Provided records
********
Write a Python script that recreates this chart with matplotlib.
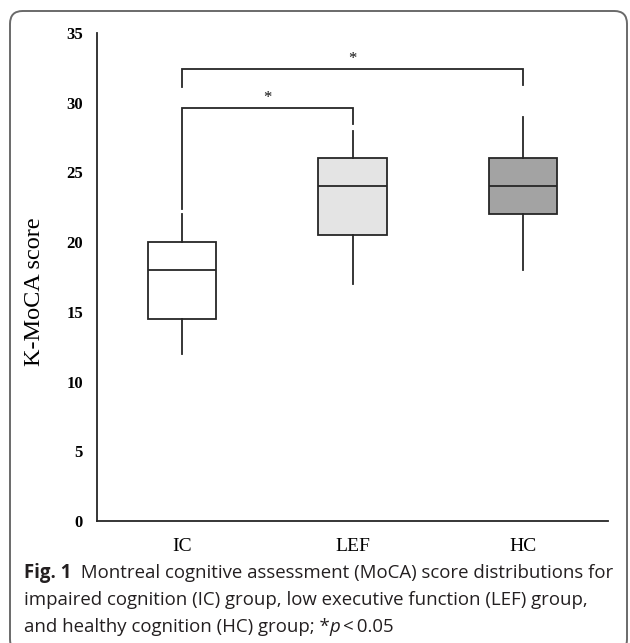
********
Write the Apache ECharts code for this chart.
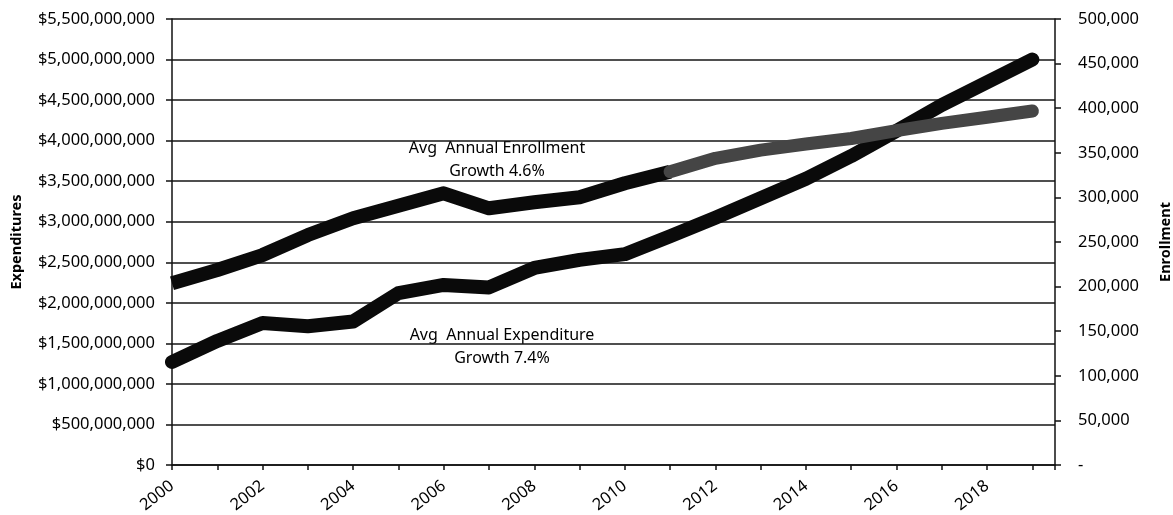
********
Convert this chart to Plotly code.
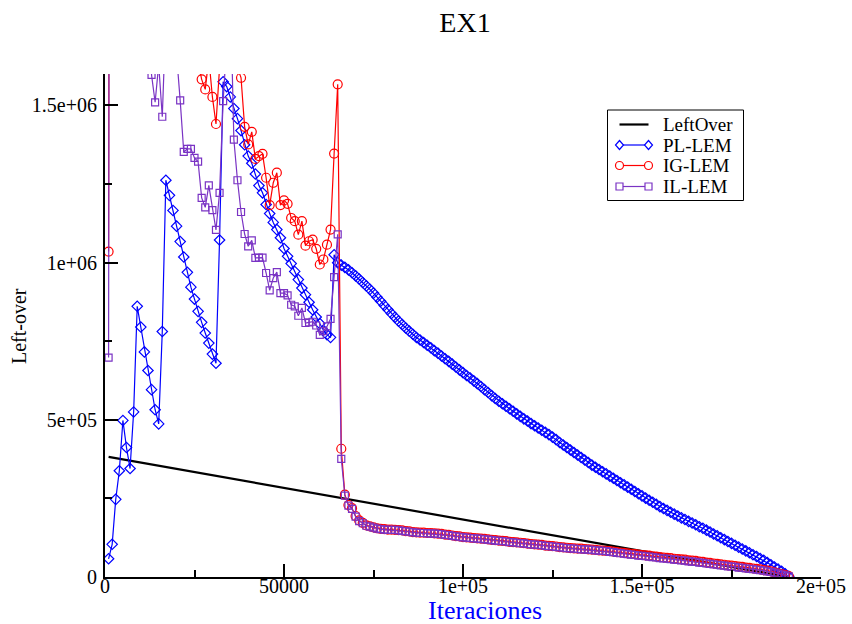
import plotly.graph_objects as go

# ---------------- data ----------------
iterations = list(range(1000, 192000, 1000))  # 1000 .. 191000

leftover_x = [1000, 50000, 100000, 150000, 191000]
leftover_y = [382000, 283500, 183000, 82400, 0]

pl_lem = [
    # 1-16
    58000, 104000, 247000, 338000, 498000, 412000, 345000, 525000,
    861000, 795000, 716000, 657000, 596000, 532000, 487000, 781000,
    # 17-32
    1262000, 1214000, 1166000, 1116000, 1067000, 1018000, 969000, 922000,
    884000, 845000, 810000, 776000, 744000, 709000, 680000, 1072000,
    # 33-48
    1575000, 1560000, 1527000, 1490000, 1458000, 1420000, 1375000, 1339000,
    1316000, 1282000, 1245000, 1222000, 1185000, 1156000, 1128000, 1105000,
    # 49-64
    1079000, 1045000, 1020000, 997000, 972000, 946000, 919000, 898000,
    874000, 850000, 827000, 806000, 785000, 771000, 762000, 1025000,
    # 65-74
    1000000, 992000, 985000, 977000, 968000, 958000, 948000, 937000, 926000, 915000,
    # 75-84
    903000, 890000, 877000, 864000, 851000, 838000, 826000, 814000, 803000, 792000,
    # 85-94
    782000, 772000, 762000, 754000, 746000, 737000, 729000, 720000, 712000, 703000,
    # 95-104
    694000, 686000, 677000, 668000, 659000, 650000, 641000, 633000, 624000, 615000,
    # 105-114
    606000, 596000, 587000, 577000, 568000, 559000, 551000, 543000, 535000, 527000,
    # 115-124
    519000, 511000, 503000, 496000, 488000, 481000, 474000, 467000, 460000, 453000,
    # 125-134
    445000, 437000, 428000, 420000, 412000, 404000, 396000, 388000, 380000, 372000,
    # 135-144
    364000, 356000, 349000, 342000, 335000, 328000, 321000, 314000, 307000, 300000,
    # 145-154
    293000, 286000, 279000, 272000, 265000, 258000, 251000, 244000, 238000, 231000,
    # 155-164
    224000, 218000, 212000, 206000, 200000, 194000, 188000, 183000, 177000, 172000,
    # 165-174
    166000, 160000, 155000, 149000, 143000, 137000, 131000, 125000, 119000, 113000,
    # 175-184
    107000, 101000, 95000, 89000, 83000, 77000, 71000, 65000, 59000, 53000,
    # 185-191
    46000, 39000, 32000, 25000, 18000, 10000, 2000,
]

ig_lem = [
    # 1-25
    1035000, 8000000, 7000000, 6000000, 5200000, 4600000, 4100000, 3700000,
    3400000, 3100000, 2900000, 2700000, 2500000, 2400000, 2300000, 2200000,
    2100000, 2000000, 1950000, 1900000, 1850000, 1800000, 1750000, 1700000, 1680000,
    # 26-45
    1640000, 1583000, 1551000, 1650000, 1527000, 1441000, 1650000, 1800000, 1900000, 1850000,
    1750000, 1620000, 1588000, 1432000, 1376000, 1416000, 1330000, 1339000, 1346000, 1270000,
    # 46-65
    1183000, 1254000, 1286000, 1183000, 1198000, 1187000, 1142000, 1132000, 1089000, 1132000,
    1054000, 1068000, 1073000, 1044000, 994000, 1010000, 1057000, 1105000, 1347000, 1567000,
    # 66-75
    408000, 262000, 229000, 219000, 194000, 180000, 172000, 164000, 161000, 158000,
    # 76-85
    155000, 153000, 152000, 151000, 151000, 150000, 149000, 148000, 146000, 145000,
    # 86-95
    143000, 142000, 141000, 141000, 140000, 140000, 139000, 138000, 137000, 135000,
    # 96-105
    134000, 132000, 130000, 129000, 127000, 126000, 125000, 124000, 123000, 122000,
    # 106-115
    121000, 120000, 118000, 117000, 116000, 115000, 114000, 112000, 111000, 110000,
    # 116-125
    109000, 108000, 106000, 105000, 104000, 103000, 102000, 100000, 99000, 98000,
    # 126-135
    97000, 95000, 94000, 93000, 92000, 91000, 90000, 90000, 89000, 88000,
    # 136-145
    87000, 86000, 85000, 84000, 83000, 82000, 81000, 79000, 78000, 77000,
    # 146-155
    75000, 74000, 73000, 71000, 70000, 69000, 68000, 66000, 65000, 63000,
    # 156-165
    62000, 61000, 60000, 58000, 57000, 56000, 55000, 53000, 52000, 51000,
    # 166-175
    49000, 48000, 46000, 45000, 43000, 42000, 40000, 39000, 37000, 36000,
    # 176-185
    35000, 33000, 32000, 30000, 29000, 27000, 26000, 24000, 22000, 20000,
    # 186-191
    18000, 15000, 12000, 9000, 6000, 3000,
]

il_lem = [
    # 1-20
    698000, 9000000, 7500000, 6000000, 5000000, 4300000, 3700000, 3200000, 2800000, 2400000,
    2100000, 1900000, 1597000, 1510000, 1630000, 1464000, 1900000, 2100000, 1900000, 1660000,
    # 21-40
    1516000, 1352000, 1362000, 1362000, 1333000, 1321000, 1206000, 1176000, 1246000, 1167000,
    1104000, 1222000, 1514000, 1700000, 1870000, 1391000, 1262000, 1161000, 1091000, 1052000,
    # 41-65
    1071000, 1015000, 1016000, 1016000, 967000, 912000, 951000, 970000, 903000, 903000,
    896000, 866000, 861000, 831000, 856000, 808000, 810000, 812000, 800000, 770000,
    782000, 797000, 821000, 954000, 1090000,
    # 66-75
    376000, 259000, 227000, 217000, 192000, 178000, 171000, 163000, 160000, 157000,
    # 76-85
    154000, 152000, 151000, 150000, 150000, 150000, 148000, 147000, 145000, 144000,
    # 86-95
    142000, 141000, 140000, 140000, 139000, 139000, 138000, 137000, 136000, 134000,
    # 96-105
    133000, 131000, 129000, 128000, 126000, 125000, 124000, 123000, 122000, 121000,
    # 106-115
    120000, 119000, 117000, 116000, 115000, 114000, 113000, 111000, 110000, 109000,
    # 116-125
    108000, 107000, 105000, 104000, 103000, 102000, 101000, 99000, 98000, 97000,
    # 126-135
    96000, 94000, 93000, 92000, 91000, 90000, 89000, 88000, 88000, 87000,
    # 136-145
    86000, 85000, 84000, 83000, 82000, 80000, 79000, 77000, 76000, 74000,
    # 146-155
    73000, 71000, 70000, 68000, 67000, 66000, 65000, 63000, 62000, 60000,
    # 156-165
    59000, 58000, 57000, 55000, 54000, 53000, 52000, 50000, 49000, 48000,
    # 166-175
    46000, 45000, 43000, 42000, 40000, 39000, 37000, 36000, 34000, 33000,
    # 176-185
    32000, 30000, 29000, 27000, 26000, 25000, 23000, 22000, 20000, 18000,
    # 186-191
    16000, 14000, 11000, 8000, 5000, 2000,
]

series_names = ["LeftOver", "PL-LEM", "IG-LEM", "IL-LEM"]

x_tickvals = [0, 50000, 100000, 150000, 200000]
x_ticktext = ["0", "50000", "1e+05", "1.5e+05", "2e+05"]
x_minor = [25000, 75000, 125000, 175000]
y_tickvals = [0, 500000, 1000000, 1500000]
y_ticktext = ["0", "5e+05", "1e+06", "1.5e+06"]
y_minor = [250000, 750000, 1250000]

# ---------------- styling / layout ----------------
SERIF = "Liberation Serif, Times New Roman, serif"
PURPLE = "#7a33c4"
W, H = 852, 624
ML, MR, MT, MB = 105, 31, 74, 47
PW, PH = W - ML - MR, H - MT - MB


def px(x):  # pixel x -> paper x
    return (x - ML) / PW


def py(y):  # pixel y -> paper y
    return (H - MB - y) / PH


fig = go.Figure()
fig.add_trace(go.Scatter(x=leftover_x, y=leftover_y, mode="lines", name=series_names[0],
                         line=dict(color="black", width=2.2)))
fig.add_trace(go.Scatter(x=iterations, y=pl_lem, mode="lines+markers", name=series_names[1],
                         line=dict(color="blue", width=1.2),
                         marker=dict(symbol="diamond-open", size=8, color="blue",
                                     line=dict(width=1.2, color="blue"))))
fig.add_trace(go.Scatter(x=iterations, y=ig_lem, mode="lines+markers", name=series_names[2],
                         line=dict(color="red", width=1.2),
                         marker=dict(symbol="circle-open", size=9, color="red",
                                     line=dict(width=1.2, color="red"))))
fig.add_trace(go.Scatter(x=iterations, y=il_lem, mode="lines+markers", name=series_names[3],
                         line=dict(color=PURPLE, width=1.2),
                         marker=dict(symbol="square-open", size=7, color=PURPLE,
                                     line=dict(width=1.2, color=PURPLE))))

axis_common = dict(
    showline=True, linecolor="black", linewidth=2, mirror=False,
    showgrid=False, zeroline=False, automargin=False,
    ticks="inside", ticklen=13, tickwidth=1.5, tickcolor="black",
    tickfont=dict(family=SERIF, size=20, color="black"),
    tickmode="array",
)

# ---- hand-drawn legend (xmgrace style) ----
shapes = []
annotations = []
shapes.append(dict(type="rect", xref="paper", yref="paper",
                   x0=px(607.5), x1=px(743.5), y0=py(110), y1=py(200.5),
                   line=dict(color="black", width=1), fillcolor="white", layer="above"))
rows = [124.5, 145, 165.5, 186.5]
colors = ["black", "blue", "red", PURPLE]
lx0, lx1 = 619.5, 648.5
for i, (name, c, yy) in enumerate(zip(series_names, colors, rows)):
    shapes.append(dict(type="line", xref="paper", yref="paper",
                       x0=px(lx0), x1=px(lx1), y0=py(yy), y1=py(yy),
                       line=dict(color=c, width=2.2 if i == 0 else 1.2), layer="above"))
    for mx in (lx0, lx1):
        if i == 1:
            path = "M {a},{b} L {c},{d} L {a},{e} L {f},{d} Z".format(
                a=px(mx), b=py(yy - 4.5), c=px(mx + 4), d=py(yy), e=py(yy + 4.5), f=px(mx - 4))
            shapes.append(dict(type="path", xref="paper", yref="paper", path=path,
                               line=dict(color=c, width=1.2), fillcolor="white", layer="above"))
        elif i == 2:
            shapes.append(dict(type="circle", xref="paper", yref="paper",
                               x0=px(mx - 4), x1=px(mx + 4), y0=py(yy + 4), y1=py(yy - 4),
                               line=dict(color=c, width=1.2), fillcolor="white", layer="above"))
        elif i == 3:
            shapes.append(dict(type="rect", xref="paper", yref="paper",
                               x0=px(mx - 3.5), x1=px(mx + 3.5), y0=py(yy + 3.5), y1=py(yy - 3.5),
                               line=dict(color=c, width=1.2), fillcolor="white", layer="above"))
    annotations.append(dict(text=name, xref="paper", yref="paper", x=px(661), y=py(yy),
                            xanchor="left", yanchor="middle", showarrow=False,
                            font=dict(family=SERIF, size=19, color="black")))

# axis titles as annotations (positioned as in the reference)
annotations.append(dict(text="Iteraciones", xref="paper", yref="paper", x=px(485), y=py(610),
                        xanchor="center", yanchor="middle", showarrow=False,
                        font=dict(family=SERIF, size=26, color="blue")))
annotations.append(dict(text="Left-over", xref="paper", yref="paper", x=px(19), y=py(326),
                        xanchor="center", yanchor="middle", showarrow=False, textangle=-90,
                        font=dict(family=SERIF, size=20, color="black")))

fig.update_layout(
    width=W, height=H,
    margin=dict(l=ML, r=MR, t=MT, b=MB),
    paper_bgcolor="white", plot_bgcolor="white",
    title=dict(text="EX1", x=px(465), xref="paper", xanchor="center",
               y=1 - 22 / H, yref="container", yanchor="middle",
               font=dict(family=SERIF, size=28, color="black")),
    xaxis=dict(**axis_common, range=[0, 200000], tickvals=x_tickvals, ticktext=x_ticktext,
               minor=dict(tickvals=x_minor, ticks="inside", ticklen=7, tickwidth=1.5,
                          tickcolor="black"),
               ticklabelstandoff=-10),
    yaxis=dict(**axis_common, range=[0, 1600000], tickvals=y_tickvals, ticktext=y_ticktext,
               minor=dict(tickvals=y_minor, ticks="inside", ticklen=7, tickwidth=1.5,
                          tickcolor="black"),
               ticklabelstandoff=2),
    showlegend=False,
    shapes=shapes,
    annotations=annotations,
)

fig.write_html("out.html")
********
Aim of the task
Look through the entries above; copy each line where the string "chart" appears.

In response
Write a Python script that recreates this chart with matplotlib.
Write the Apache ECharts code for this chart.
Convert this chart to Plotly code.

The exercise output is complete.